Пусть не удалось Тимо воплотить на деле, в жизни свои идеалы, но его нравственный подвиг остался, как говорят поэты, в памяти, в искусстве, став одним из моментов духовного развития многих людей в их поисках правды и справедливости, умении хранить чувство своего человеческого достоинства, быть верными себе. Быть может, есть в романе элемент идеализации реального Тимотеуса фон Бока, однако не надо забывать, что перед нами поэтическая судьба, а не только историческая, да и сам взгляд персонажа, ведущего дневник и смотрящего на Тимо немного снизу, делает момент идеализации художественно естественным.
Фрейд versus Достоевский
Фрейд versus Достоевский
Известно, что Фрейд читал и перечитывал Достоевского, называл его роман «Братья Карамазовы» величайшим произведением мировой литературы.
Место Достоевского, по его мнению, рядом с Шекспиром. Но был особый акцент в его отношении к Достоевскому. Через Достоевского западноевропейские мыслители рубежа веков пытались понять Россию. Россия казалась страной-загадкой, она явно вышла на авансцену истории, ее художники встали на уровень высших достижений мировой культуры, а еще недавно стоял вопрос, считать ли московитов христианами и европейцами. И проблема рубежа веков заключалась в следующем: возвращается ли в Европу европейская страна или в дверь стучится грубый варвар? К тому же – в силу незнания – «Россия воспринималась как Другой, и на это великое и неизвестное духовное пространство можно было спроецировать многое, и прежде всего надежды. Для раннего Фрейда, сосредоточенного на познании тайн не осознающего себя человеческого бытия, это были более всего надежды на познание: познание бессознательного»[828].
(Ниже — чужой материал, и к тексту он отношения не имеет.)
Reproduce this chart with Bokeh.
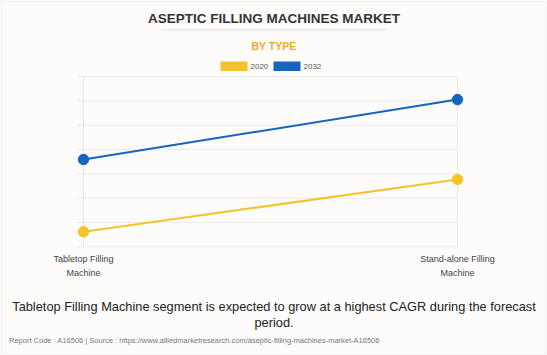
from bokeh.plotting import figure
from bokeh.models import Label, BoxAnnotation, Range1d
from bokeh.embed import file_html
from bokeh.resources import INLINE

# ---- data ----
categories = ["Tabletop Filling Machine", "Stand-alone Filling Machine"]
tick_labels = [["Tabletop Filling", "Machine"], ["Stand-alone Filling", "Machine"]]
years = ["2020", "2032"]
values_2020 = [6.2, 27.7]
values_2032 = [35.9, 60.5]
y_grid = [0, 10, 20, 30, 40, 50, 60, 70]
colors = ["#f4c22b", "#1565c0"]

# ---- layout constants (pixels) ----
W, H = 547, 355
BG = "#fdfcfa"
FONT = "Liberation Sans"
X0_PX, X1_PX = 83, 457          # pixel positions of the two categories
Y0_PX, Y70_PX = 246.3, 76.0     # pixel positions of y=0 and y=70
GRID_LEFT_PX = 77

xs = list(range(len(categories)))
sx = (X1_PX - X0_PX) / (xs[-1] - xs[0])
sy = (Y0_PX - Y70_PX) / (y_grid[-1] - y_grid[0])
x_start = -X0_PX / sx
x_end = (W - X0_PX) / sx
y_start = -(H - Y0_PX) / sy
y_end = Y0_PX / sy
grid_left = (GRID_LEFT_PX - X0_PX) / sx

p = figure(width=W, height=H, output_backend="svg", toolbar_location=None,
           x_range=Range1d(x_start, x_end), y_range=Range1d(y_start, y_end),
           x_axis_location=None, y_axis_location=None,
           min_border=0, min_border_left=0, min_border_right=0,
           min_border_top=0, min_border_bottom=0,
           background_fill_color=BG, border_fill_color=BG,
           outline_line_color=None)
p.grid.visible = False

def box(l, r, t, b, **kw):
    # pixel coordinates from the top-left of the page
    p.add_layout(BoxAnnotation(left=l, right=r, top=H - t, bottom=H - b,
                               left_units="screen", right_units="screen",
                               top_units="screen", bottom_units="screen", **kw))

def lab(x, y, text, size, color, bold=False, align="center", x_units="screen"):
    p.add_layout(Label(x=x, y=H - y, x_units=x_units, y_units="screen", text=text,
                       text_align=align, text_baseline="middle",
                       text_font=FONT, text_font_size=size, text_color=color,
                       text_font_style="bold" if bold else "normal"))

# page border
box(1, 546, 1, 354, fill_alpha=0, line_color="#e2e2e2", line_width=2)

# grid lines (limited to the category span)
p.segment(x0=[grid_left] * len(y_grid), y0=y_grid, x1=[xs[-1]] * len(y_grid), y1=y_grid,
          line_color="#ebebeb", line_width=1)
p.segment(x0=xs, y0=[y_grid[0]] * len(xs), x1=xs, y1=[y_grid[-1]] * len(xs),
          line_color="#e8e8e8", line_width=1)

for vals, c in zip([values_2020, values_2032], colors):
    p.line(xs, vals, line_color=c, line_width=2)
    p.scatter(xs, vals, size=10.5, fill_color=c, line_color=c)

# category (tick) labels
for x, lines in zip(xs, tick_labels):
    for k, t in enumerate(lines):
        lab(x, 258 + 14 * k, t, "9px", "#444444", x_units="data")

# titles
lab(273.5, 18, "ASEPTIC FILLING MACHINES MARKET", "13.5px", "#333333", bold=True)
box(161, 385, 29, 30, fill_color="#dddddd", fill_alpha=1, line_color=None)
lab(273.5, 45, "BY TYPE", "10.5px", "#f5a72c", bold=True)

# legend
sw_left = [220, 273]
for yr, c, l in zip(years, colors, sw_left):
    box(l, l + 27, 61, 70.5, fill_color=c, fill_alpha=1, line_color=None)
    lab(l + 30, 66, yr, "8px", "#555555", align="left")

lab(273.5, 306, "Tabletop Filling Machine segment is expected to grow at a highest CAGR during the forecast",
    "12.8px", "#222222")
lab(273.5, 322, "period.", "12.8px", "#222222")
lab(8.5, 340, "Report Code : A16506  |  Source : https://www.alliedmarketresearch.com/aseptic-filling-machines-market-A16506",
    "7.5px", "#777777", align="left")

open("out.html", "w").write(file_html(p, INLINE))
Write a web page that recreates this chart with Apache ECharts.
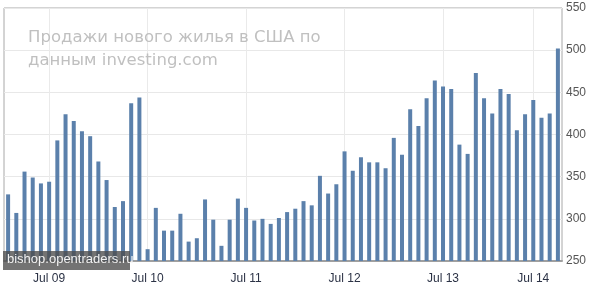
<!DOCTYPE html>
<html><head><meta charset="utf-8">
<script src="https://cdn.jsdelivr.net/npm/echarts@6/dist/echarts.min.js"></script>
<style>html,body{margin:0;padding:0;background:#fff}#c{width:591px;height:286px}</style>
</head><body><div id="c"></div>
<script>
// New home sales (thousands)
const sales = [329,307,356,349,342,344,393,424,416,404,398,368,
  346,314,321,437,444,264,313,286,286,306,273,277,323,299,268,299,324,313,
  298,300,294,301,308,312,321,316,351,330,341,380,357,373,367,367,360,396,
  376,430,410,443,464,457,454,388,377,473,443,425,454,448,405,424,441,420,425,502];
const categories = sales.map((v, i) => String(i));
const tickIndex = [5, 17, 29, 41, 53, 64];
const tickLabels = ['Jul 09', 'Jul 10', 'Jul 11', 'Jul 12', 'Jul 13', 'Jul 14'];
const yTicks = [250, 300, 350, 400, 450, 500, 550];
const titleText = 'Продажи нового жилья в США по\nданным investing.com';
const watermark = 'bishop.opentraders.ru';

const chart = echarts.init(document.getElementById('c'), null, {renderer: 'canvas'});
const isTick = (i) => tickIndex.indexOf(i) >= 0;
chart.setOption({
  animation: false,
  backgroundColor: '#fff',
  title: {
    text: titleText, left: 23, top: 21,
    textStyle: {fontFamily: 'DejaVu Sans', fontSize: 16.5, fontWeight: 'normal', color: '#c0c0c0', lineHeight: 23}
  },
  grid: {left: 4, top: 8, right: 29, bottom: 25, show: true, borderColor: '#a8a8a8', borderWidth: 1, backgroundColor: 'transparent'},
  xAxis: {
    type: 'category', data: categories, boundaryGap: true,
    axisLine: {lineStyle: {color: '#a0a0a0', width: 2}},
    axisTick: {show: false},
    axisLabel: {
      interval: (i) => isTick(i), margin: 12,
      formatter: (v, i) => tickLabels[tickIndex.indexOf(+v)] || '',
      fontFamily: 'Liberation Sans', fontSize: 12, color: '#2b3245'
    },
    splitLine: {show: true, interval: (i) => isTick(i), alignWithLabel: true, lineStyle: {color: '#eaeaea', width: 1}}
  },
  yAxis: {
    type: 'value', position: 'right', min: yTicks[0], max: yTicks[yTicks.length - 1], interval: 50,
    axisLine: {show: false}, axisTick: {show: false},
    axisLabel: {margin: 4, fontFamily: 'Liberation Sans', fontSize: 12, color: '#555'},
    splitLine: {lineStyle: {color: '#e8e8e8', width: 1}}
  },
  series: [{
    type: 'bar', data: sales, barWidth: 4,
    itemStyle: {color: '#5b80ab'}
  }],
  graphic: [
    {type: 'rect', z: 100, shape: {x: 3, y: 251, width: 127, height: 19}, style: {fill: 'rgba(75,75,75,0.78)'}},
    {type: 'text', z: 101, x: 7, y: 253, style: {text: watermark, fill: '#f2f2f2', fontSize: 13, fontFamily: 'Liberation Sans'}}
  ]
});
</script></body></html>
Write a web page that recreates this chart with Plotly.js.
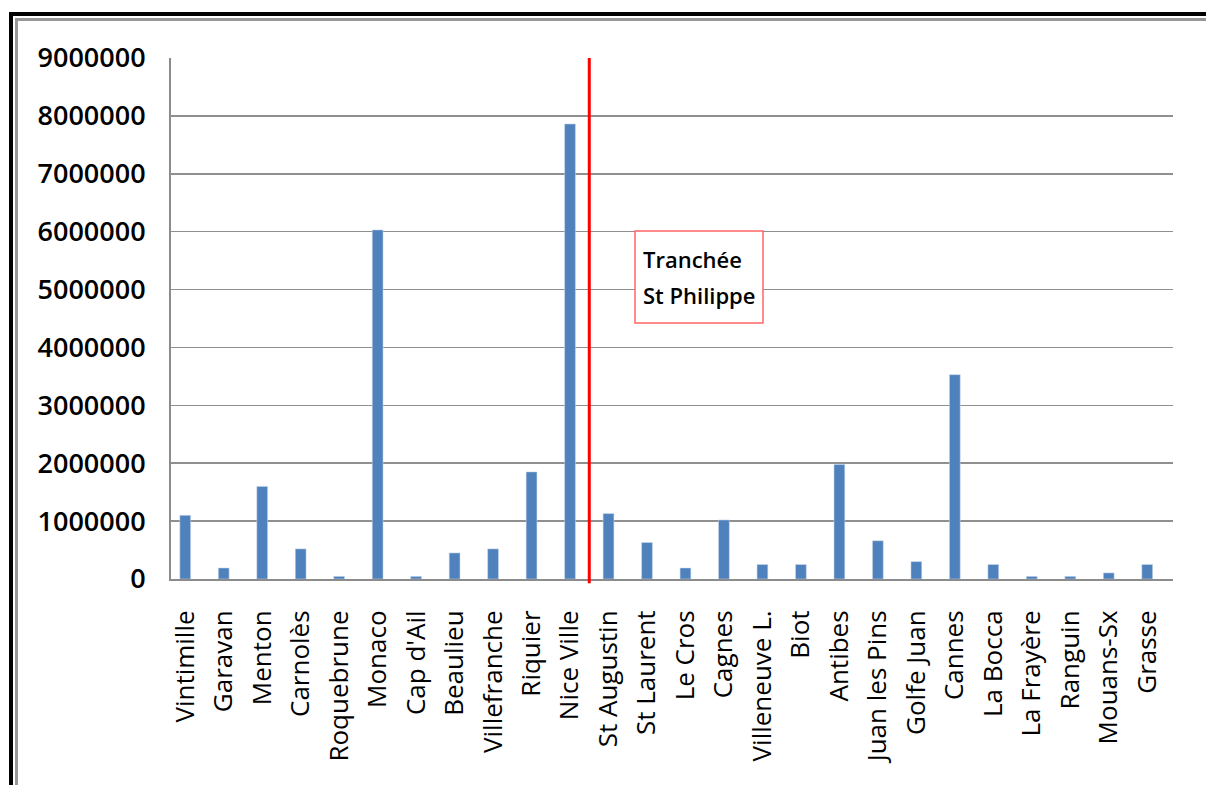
<!DOCTYPE html>
<html>
<head>
<meta charset="utf-8">
<script src="https://cdn.plot.ly/plotly-3.0.1.min.js"></script>
<style>
  html, body { margin: 0; padding: 0; background: #fff; }
  #wrap { position: relative; width: 1206px; height: 785px; overflow: hidden; }
  #chart { position: absolute; left: 0; top: 0; width: 1206px; height: 785px; }
  .fr { position: absolute; pointer-events: none; }
</style>
</head>
<body>
<div id="wrap">
  <div id="chart"></div>
  <div class="fr" style="left:9px; top:12px; width:1197px; height:4px; background:#000;"></div>
  <div class="fr" style="left:9px; top:12px; width:4px; height:773px; background:#000;"></div>
  <div class="fr" style="left:15px; top:18px; width:1191px; height:3px; background:#979797;"></div>
  <div class="fr" style="left:15px; top:18px; width:3px; height:767px; background:#979797;"></div>
</div>
<script>
const categories = ["Vintimille","Garavan","Menton","Carnolès","Roquebrune","Monaco","Cap d'Ail","Beaulieu","Villefranche","Riquier","Nice Ville","St Augustin","St Laurent","Le Cros","Cagnes","Villeneuve L.","Biot","Antibes","Juan les Pins","Golfe Juan","Cannes","La Bocca","La Frayère","Ranguin","Mouans-Sx","Grasse"];
const values = [1100000,190000,1600000,520000,45000,6030000,45000,450000,520000,1850000,7860000,1130000,630000,190000,1020000,250000,250000,1980000,660000,300000,3530000,250000,45000,45000,105000,250000];
const yTicks = [0,1000000,2000000,3000000,4000000,5000000,6000000,7000000,8000000,9000000];
const yTickLabels = ["0","1000000","2000000","3000000","4000000","5000000","6000000","7000000","8000000","9000000"];
const dividerPosition = 10.5; // between Nice Ville and St Augustin
const annotationLines = ["Tranchée","St Philippe"];

const idx = categories.map((c,i)=>i);

const trace = {
  type: 'bar',
  x: idx,
  y: values,
  width: 0.28,
  marker: { color: '#4f81bd', line: { color: 'rgba(200,215,235,0.9)', width: 0.6 } },
  hoverinfo: 'x+y'
};

const W = 1206, H = 785;
const mL = 171, mR = 33, mT = 58, mB = 206;
const pw = W - mL - mR, ph = H - mT - mB;
function px2x(p){ return (p - mL) / pw; }
function px2y(p){ return (H - mB - p) / ph; }

const layout = {
  width: W, height: H,
  margin: { l: mL, r: mR, t: mT, b: mB, pad: 0 },
  paper_bgcolor: '#fff', plot_bgcolor: '#fff',
  showlegend: false,
  xaxis: {
    type: 'linear',
    range: [-0.37, 25.67],
    tickmode: 'array',
    tickvals: idx,
    ticktext: categories,
    tickangle: -90,
    ticks: '',
    ticklabelstandoff: 19,
    showgrid: false,
    zeroline: false,
    showline: true,
    linecolor: '#8c8c8c',
    linewidth: 2,
    tickfont: { family: 'Open Sans, sans-serif', size: 26, color: '#000' }
  },
  yaxis: {
    range: [0, 9000000],
    tickmode: 'array',
    tickvals: yTicks,
    ticktext: yTickLabels,
    ticks: '',
    ticklabelstandoff: 18,
    showgrid: true,
    gridcolor: '#8f8f8f',
    gridwidth: 1.6,
    zeroline: false,
    showline: true,
    linecolor: '#8c8c8c',
    linewidth: 2,
    tickfont: { family: 'Open Sans, sans-serif', size: 27, color: '#000', weight: 600 }
  },
  shapes: [
    { type: 'line', xref: 'x', yref: 'paper', x0: dividerPosition, x1: dividerPosition, y0: -0.008, y1: 1,
      line: { color: '#ff0000', width: 3 } },
    { type: 'rect', xref: 'paper', yref: 'paper', x0: px2x(635), x1: px2x(763), y0: px2y(323), y1: px2y(231),
      line: { color: '#ff6666', width: 1.5 }, fillcolor: '#ffffff', layer: 'above' }
  ],
  annotations: [
    { xref: 'paper', yref: 'paper', x: px2x(641), y: px2y(259), xanchor: 'left', yanchor: 'middle',
      text: annotationLines[0], showarrow: false,
      font: { family: 'Open Sans, sans-serif', size: 22, color: '#000', weight: 600 } },
    { xref: 'paper', yref: 'paper', x: px2x(641), y: px2y(295), xanchor: 'left', yanchor: 'middle',
      text: annotationLines[1], showarrow: false,
      font: { family: 'Open Sans, sans-serif', size: 22, color: '#000', weight: 600 } }
  ]
};

Plotly.newPlot('chart', [trace], layout, { displayModeBar: false, staticPlot: true });
</script>
</body>
</html>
Конечно, можно поинтересоваться, почему именно Достоевский оказался в центре интеллектуальных вопрошаний начала ХХ в., а не Пушкин, Гоголь, Толстой или Чехов?.. На это попытаюсь ответить чуть позже, пока же замечу, что Достоевский поражал западноевропейцев вырванностью своих героев из нормального быта, из почвы, что резко контрастировало с уютом западноевропейской – репрессивной по отношению к страстям и инстинктам – культуры, которую вполне можно назвать викторианской и против которой бунтовали «проклятые поэты», Оскар Уайльд, Фридрих Ницше, весь символизм конца XIX в., да в конечном счете и сам Фрейд, ставший искать основы человеческого бытия в бессознательном, в подавляемых сексуальных инстинктах, т. е. на том этаже человеческой психики, которая не контролируется разумом. Это вполне протестное поведение неожиданно было – как почудилось тогда – поддержано великим гением с северо-востока Европы, где Европа и Азия вроде бы нечувствительно перетекают друг в друга, гением, для которого все то, что они придумывали, было как будто повседневной реальностью. Именно повседневной реальностью, а безбытность – нормой и бытом. Как писал в книге 1914 г. Стефан Цвейг: «Мы, европейцы, живем в наших старых традициях, как в теплом доме. Русский девятнадцатого столетия, эпохи Достоевского, сжег за собой деревянную избу варварской старины, но еще не построил нового дома. Все они вырваны с корнем и потеряли направление. Они обладают силой молодости, в их кулаках сила варваров, но инстинкт теряется в многообразии проблем, они не знают, за что им раньше взяться своими крепкими руками. Они берутся за все и никогда не бывают удовлетворены. Трагизм каждого героя Достоевского, каждый разлад и каждый тупик вытекает из судьбы всего народа. Россия в середине девятнадцатого столетия не знает, куда направить свои стопы: на запад или на восток, в Европу или в Азию»[829]. Мир Достоевского выглядел необычным, катастрофическим, не в последнюю очередь благодаря уверенности в крепости собственного дома – этого вечного самообмана Западной Европы.